#### [GIVEN EXERCISE]
Starting at the first line of the data, please print exactly those lines through the one that holds "import plotly.graph_objects as go", omitting every picture.

— Begin GIVEN MATERIAL —

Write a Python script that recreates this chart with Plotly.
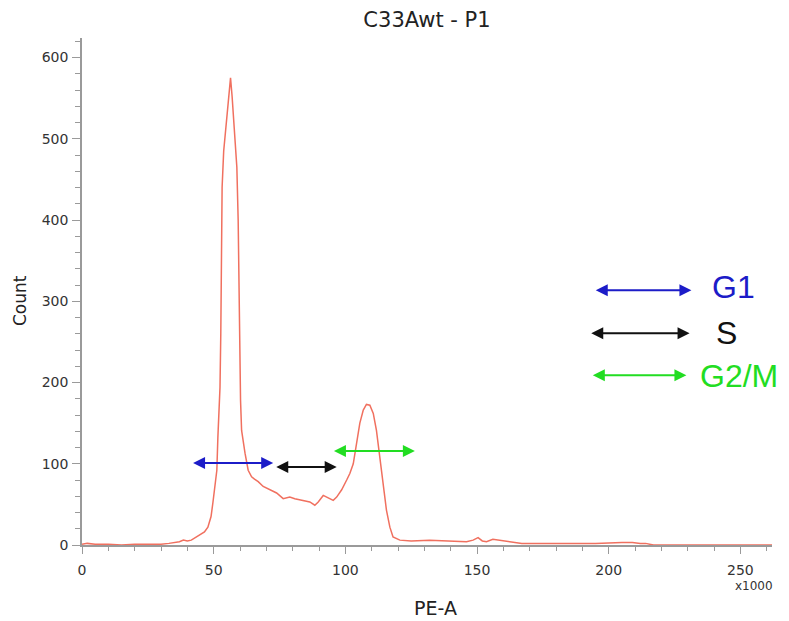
import plotly.graph_objects as go

# DNA content histogram (PE-A, x1000) and cell counts
pe_a = [0, 2, 5, 10, 15, 20, 25, 30, 33, 35, 37, 38.5, 40, 41.5, 43, 44.8, 46.5,
        47.8, 49, 49.7, 50.5, 51.2, 51.6, 52.0, 52.4, 52.7, 52.9, 53.2, 53.8,
        54.8, 55.8, 56.4, 57.0, 58.0, 58.8, 59.3, 59.6, 59.9, 60.2, 60.6, 61.2,
        61.9, 63.1, 64.4, 65.5, 66.9, 68.8, 71.3, 73.9, 76.4, 78.9, 80.8, 82.5,
        84.0, 86.5, 88.4, 89.7, 91.6, 92.9, 95.4, 96.7, 98.6, 100.5, 101.7,
        103.0, 104.2, 105.5, 106.8, 108.0, 109.3, 110.6, 111.8, 113.1, 114.3,
        115.6, 116.9, 118.1, 120.7, 125, 132, 140, 146, 148.5, 150.4, 152,
        153.6, 156, 158, 161, 164, 167, 175, 185, 195, 205, 209, 212, 214, 217,
        220, 230, 240, 250, 262]
count = [1, 2, 1, 1, 0, 1, 1, 1, 2, 3, 4, 6, 5, 6, 9, 12, 16,
         22, 35, 52, 70, 92, 133, 165, 194, 260, 360, 440, 485,
         522, 558, 575, 552, 505, 465, 400, 300, 230, 178, 141, 125,
         113, 92, 84, 81, 78, 72, 68, 64, 57, 59, 57, 56,
         55, 53, 49, 53, 61, 59, 55, 59, 68, 80, 88,
         100, 125, 150, 166, 173, 172, 162, 141, 105, 72,
         43, 22, 10, 6, 5, 6, 5, 4, 6, 9, 5,
         4, 7, 6, 5, 3, 2, 2, 2, 2, 3, 3, 2, 2, 0,
         0, 0, 0, 0, 0]

# Cell-cycle phase ranges marked on the histogram
phases = ["G1", "S", "G2/M"]
phase_start = [41.6, 73.2, 95.1]
phase_end = [72.6, 96.7, 126.4]
phase_level = [101, 96, 115.6]
phase_colors = ["#1c1cc8", "#111111", "#22dd22"]

# Key: sample arrow and label for each phase
key_start = [194.5, 192.8, 193.4]
key_end = [231.4, 230.7, 229.5]
key_level = [313.6, 260.7, 209.0]
key_label_x = [238.5, 240.0, 233.8]
key_label_y = [317.0, 260.7, 208.4]

x_ticks = [0, 50, 100, 150, 200, 250]
y_ticks = [0, 100, 200, 300, 400, 500, 600]

FONT = "DejaVu Sans"
AXIS_GREY = "#9a9a9a"

fig = go.Figure()
fig.add_trace(go.Scatter(
    x=pe_a, y=count, mode="lines",
    line=dict(color="#f0705f", width=1.5),
    showlegend=False, hoverinfo="skip",
))


def range_arrow(x0, x1, yv, col):
    # double-headed arrow spanning [x0, x1] at height yv
    return dict(
        x=x1, y=yv, ax=x0, ay=yv, xref="x", yref="y", axref="x", ayref="y",
        text="", showarrow=True, arrowside="end+start",
        arrowhead=2, startarrowhead=2, arrowsize=1.2, startarrowsize=1.2,
        arrowwidth=2, arrowcolor=col,
    )


annotations = []
for x0, x1, yv, col in zip(phase_start, phase_end, phase_level, phase_colors):
    annotations.append(range_arrow(x0, x1, yv, col))

for name, x0, x1, yv, lx, ly, col in zip(phases, key_start, key_end, key_level,
                                         key_label_x, key_label_y, phase_colors):
    annotations.append(range_arrow(x0, x1, yv, col))
    annotations.append(dict(
        x=lx, y=ly, xref="x", yref="y", text=name, showarrow=False,
        xanchor="left", yanchor="middle",
        font=dict(family="Liberation Sans", size=32, color=col),
    ))

# Axis captions
annotations += [
    dict(x=0.513, y=-0.124, xref="paper", yref="paper", text="PE-A",
         showarrow=False, xanchor="center", yanchor="middle",
         font=dict(family=FONT, size=19, color="#222222")),
    dict(x=-0.0899, y=0.483, xref="paper", yref="paper", text="Count",
         textangle=-90, showarrow=False, xanchor="center", yanchor="middle",
         font=dict(family=FONT, size=17, color="#222222")),
    dict(x=0.974, y=-0.081, xref="paper", yref="paper", text="x1000",
         showarrow=False, xanchor="center", yanchor="middle",
         font=dict(family=FONT, size=12, color="#333333")),
]

fig.update_layout(
    width=789, height=621,
    margin=dict(l=82, r=17, t=38, b=76),
    paper_bgcolor="white", plot_bgcolor="white",
    title=dict(text="C33Awt - P1", x=0.5, xref="paper", xanchor="center",
               y=1 - 20 / 621, yanchor="middle",
               font=dict(family=FONT, size=21, color="#222222")),
    annotations=annotations,
    showlegend=False,
)

fig.update_xaxes(
    range=[0, 262], tickvals=x_ticks, showgrid=False, zeroline=False,
    showline=True, linecolor=AXIS_GREY, linewidth=1.5,
    ticks="outside", ticklen=7, tickcolor=AXIS_GREY, tickwidth=1,
    ticklabelstandoff=4,
    tickfont=dict(family=FONT, size=14, color="#333333"),
    minor=dict(ticks="outside", dtick=10, ticklen=4, tickcolor=AXIS_GREY),
)
fig.update_yaxes(
    range=[0, 624], tickvals=y_ticks, showgrid=False, zeroline=False,
    showline=True, linecolor=AXIS_GREY, linewidth=1.5,
    ticks="outside", ticklen=8, tickcolor=AXIS_GREY, tickwidth=1,
    ticklabelstandoff=1,
    tickfont=dict(family=FONT, size=14, color="#333333"),
    minor=dict(ticks="outside", dtick=20, ticklen=5, tickcolor=AXIS_GREY),
)

fig.write_html("out.html")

— End GIVEN MATERIAL —

#### [EXERCISE RESULT]
Write a Python script that recreates this chart with Plotly.
import plotly.graph_objects as go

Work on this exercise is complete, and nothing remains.